Ainda que boa parte dos rumores que cercaram o Brics nos últimos dias não passem disso - como a suposta adesão do Afeganistão -, o bloco do "sul global" flerta com um conceito antípoda ao de sua criação.
Criador do acrônimo, o britânico Jim O'Neill deve estar com os cabelos em pé nesta semana de cúpula de Kazan, na sugestiva região russa do Tartaristão. O economista do Goldman Sachs viu no crescimento robusto de Brasil, Rússia, China, Índia e África do Sul na primeira década deste século um sinal de progresso econômico - que costuma embutir avanço civilizatório.
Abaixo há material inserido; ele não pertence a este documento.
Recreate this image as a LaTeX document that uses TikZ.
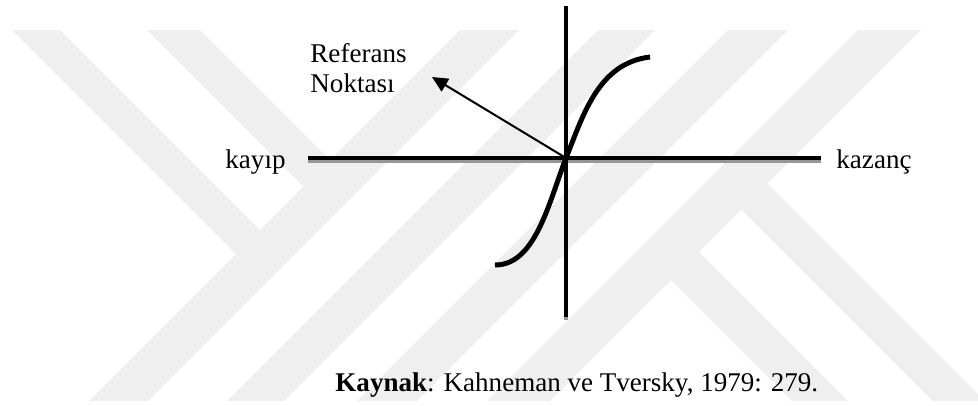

A Rússia virou o país que ataca nações soberanas sem ser provocado, a China provoca temores de desaceleração global, o Brasil tenta deixar a imagem de pária no passado e na África do Sul o legado de Nelson Mandela já não tem a mesma força.
Seria mais do que suficiente para duvidar do futuro desse aglomerado de países tão distintos, mas ainda há 34 candidatos a ampliar o potencial de encrenca, como Venezuela e Nicarágua, que o Brasil quer barrar.
O conceito "sul global" é legítimo, como era promissor o potencial das potências emergentes. Mas adesões mais recentes, como as de Arábia Saudita e Emirados Árabes Unidos, aumentaram o déficit democrático do bloco mesmo tendo ampliado seu potencial econômico.
Ao presidir o Brics, em 2025, o Brasil tem chance de buscar uma forte inflexão democrática e civilizatória. Não por Jim O'Neill, mas pela maior quantidade de população representada por um bloco econômico no planeta.